Da werden alle Parteien in Berlin eine Lösung finden müssen, sonst dauert es nicht mehr lang bis die AfD in Sachsen oder Thüringen alleine regiert. Schon jetzt braucht es hier doch All-Parteien-Koalitionen, wo Linke und CDU sich gegenseitig dulden müssen, damit nur ja die AfD nicht regiert.

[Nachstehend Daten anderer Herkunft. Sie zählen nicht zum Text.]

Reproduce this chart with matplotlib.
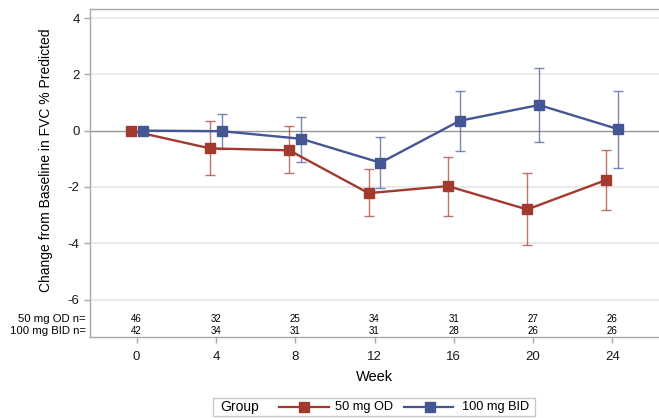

Diese Frage muss in Berlin geklärt werden, denn auch in diesem Wahlkampf kam der Osten thematisch nicht vor, aber auch nicht personell. Da braucht man sich dann halt auch nicht wundern, wenn die Menschen ihr Kreuz nicht bei den Parteien machen, die sich nicht dafür interessieren. Wenn du dann noch einen Ostbeauftragten hast, der den Wählern Demokratie-Defizite vorwirft, setzt es dem noch die Krone auf.
Die Ampel wird in den nächsten 4 Jahren unfassbar viele Themen anpacken müssen, die in 16 Jahren Merkel liegen geblieben sind. Außer der Rente mit 67, was ist denn aus diesen 16 Jahren hängen geblieben? Das ist ne ernst gemeinte Frage. Innenpolitisch hat man sonst nichts, aber auch gar nichts gemacht. Das müssen jetzt halt andere ausbaden. Man darf gespannt sein, welche Baustellen man angehen wird und wie.
Ich persönlich würde aber fast davon ausgehen, dass wir in 4 Jahren einen Wahlabend haben werden, bei dem alle 4 Parteien noch viel näher beieinander liegen werden als ohnehin schon. 4 Parteien, die alle zwischen 18-22% holen, halte ich auf Dauer durchaus für denkbar. Das spiegelt ja die Mitte auch gut wieder. AfD und Linke dann am Rand und auf absehbare Sicht vermutlich auch die Freien Wähler. Bei denen würde es mich nicht wundern, wenn auch die langfristig an den 5% kratzen.